The ask from New York Rangers to the Senators to move up from 3 to 1 was apparently Brady Tkachuk. Keep in mind that while Lafreniere was highly hyped, the dropoff from 1 to 3 wasn't seen as great as it is in some years, since Byfield and Stutzle were both thought to be players who would compare favourably to those who went 1st overall in some draft years.
Now consider that Bedard is lightyears ahead of Lafreniere in terms of hype. He's in very limited company with Crosby and McDavid in terms of getting that "generational" label. The drop from 1 to 5 is gargantuan in this scenario.
Let's say it's Slafkovsky, Caufield, 5th overall, and the 2024 1st. Montreal runs to the podium before Chicago changes their mind. Slafkovsky, 5th overall, and a mystery pick is not a lot to upgrade Caufield to a player who based on his scouting reports and pre-NHL production could possibly overtake or at least compete with McDavid as the most productive player in the league.

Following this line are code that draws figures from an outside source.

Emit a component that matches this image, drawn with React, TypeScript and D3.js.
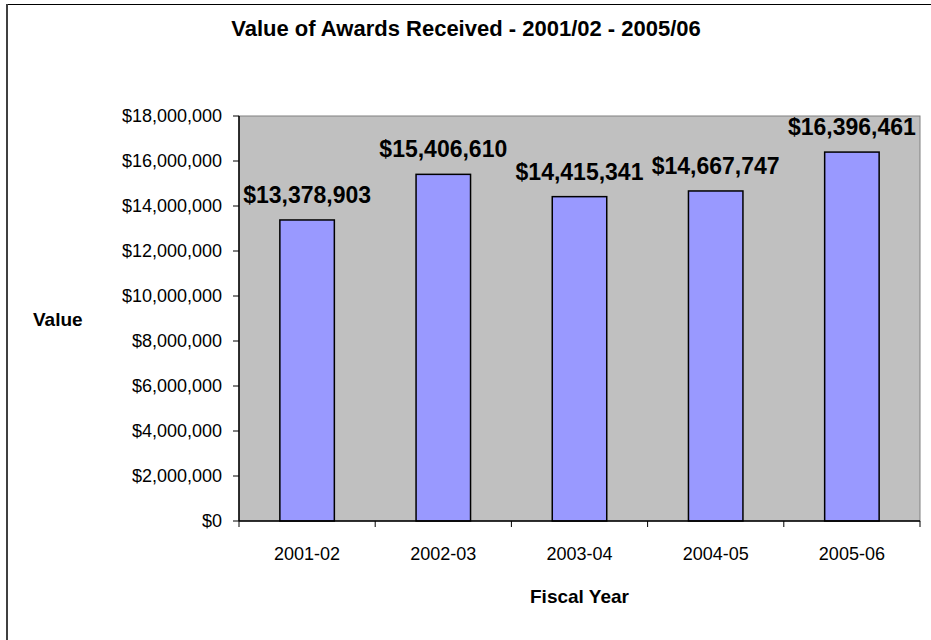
import React from "react";
import * as d3 from "d3";

const categories = ["2001-02", "2002-03", "2003-04", "2004-05", "2005-06"];
const values = [13378903, 15406610, 14415341, 14667747, 16396461];
const yTicks = [0, 2000000, 4000000, 6000000, 8000000, 10000000, 12000000, 14000000, 16000000, 18000000];
const title = "Value of Awards Received - 2001/02 - 2005/06";
const xTitle = "Fiscal Year";
const yTitle = "Value";

const W = 931;
const H = 640;
const plot = { left: 239, right: 920, top: 116, bottom: 521 };
const FONT = "'Liberation Sans', Arial, Helvetica, sans-serif";

const fmt = (v: number) => "$" + d3.format(",")(Math.round(v));

export default function App() {
  const x = d3
    .scaleBand<string>()
    .domain(categories)
    .range([plot.left, plot.right])
    .paddingInner(0.6)
    .paddingOuter(0.3);
  const y = d3.scaleLinear().domain([0, 18000000]).range([plot.bottom, plot.top]);

  return (
    <svg
      width={W}
      height={H}
      style={{ position: "absolute", left: 0, top: 0, background: "#fff" }}
      fontFamily={FONT}
    >
      {/* chart frame */}
      <line x1={6} x2={W} y1={4.5} y2={4.5} stroke="#000" strokeWidth={1} />
      <line x1={7} x2={7} y1={4} y2={H} stroke="#404040" strokeWidth={2} />

      <text x={466} y={36} textAnchor="middle" fontWeight="bold" fontSize={22} fill="#000">
        {title}
      </text>

      {/* plot area */}
      <rect
        x={plot.left}
        y={plot.top}
        width={plot.right - plot.left}
        height={plot.bottom - plot.top}
        fill="#C0C0C0"
        stroke="#808080"
        strokeWidth={1}
      />

      {/* bars */}
      {categories.map((c, i) => (
        <rect
          key={c}
          x={x(c)!}
          y={y(values[i])}
          width={x.bandwidth()}
          height={y(0) - y(values[i])}
          fill="#9999FF"
          stroke="#000"
          strokeWidth={1.5}
        />
      ))}

      {/* value labels */}
      {categories.map((c, i) => (
        <text
          key={c + "l"}
          x={x(c)! + x.bandwidth() / 2}
          y={y(values[i]) - 17}
          textAnchor="middle"
          fontWeight="bold"
          fontSize={23}
          fill="#000"
        >
          {fmt(values[i])}
        </text>
      ))}

      {/* y axis */}
      <line x1={plot.left} x2={plot.left} y1={plot.top} y2={plot.bottom} stroke="#000" strokeWidth={1.5} />
      {yTicks.map((t) => (
        <g key={t}>
          <line x1={plot.left - 6} x2={plot.left} y1={y(t)} y2={y(t)} stroke="#000" strokeWidth={1} />
          <text x={222} y={y(t)} dy="0.35em" textAnchor="end" fontSize={18} fill="#000">
            {fmt(t)}
          </text>
        </g>
      ))}

      {/* x axis */}
      <line x1={plot.left} x2={plot.right} y1={plot.bottom} y2={plot.bottom} stroke="#000" strokeWidth={1.5} />
      {categories.map((c, i) => {
        const xb = plot.left + ((plot.right - plot.left) / categories.length) * (i + 1);
        return (
          <g key={c + "t"}>
            <line x1={xb} x2={xb} y1={plot.bottom} y2={plot.bottom + 6} stroke="#000" strokeWidth={1} />
            <text x={x(c)! + x.bandwidth() / 2} y={560} textAnchor="middle" fontSize={18} fill="#000">
              {c}
            </text>
          </g>
        );
      })}
      <line x1={plot.left} x2={plot.left} y1={plot.bottom} y2={plot.bottom + 6} stroke="#000" strokeWidth={1} />

      <text x={(plot.left + plot.right) / 2} y={603} textAnchor="middle" fontWeight="bold" fontSize={19} fill="#000">
        {xTitle}
      </text>
      <text x={33} y={326} textAnchor="start" fontWeight="bold" fontSize={19} fill="#000">
        {yTitle}
      </text>
    </svg>
  );
}
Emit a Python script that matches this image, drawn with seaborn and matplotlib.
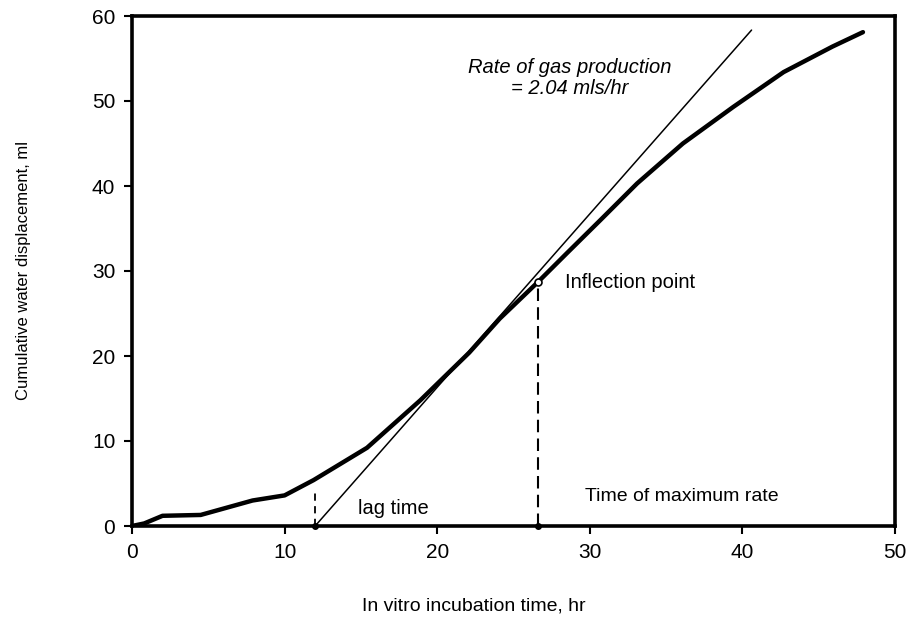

It's a cap league, so at the end of the day teams can only have so many good players. Look at the Matthew Tkachuk trade as an example of this. On paper, the gap between Huberdeau (as he was in Florida's system) and Tkachuk shouldn't have been worth a top pairing RD and additional pieces, but because of the salary cap Florida wouldn't have been able to keep both of them anyways. In the long run, there are so few legitimate franchise or generational players, but there are a lot of stars (1st liners, 2nd liners, top pairing D, etc). The higher up you get in skill, the more difficult it gets to acquire that kind of player. If the Canadiens had a chance to acquire a player of Bedard's possible talent, and all it took was top prospects, a mystery box pick, and a first line winger who is never going to be anywhere close to the star that Bedard is, they would call in the trade before whatever drugs the Chicago management group were on ran out.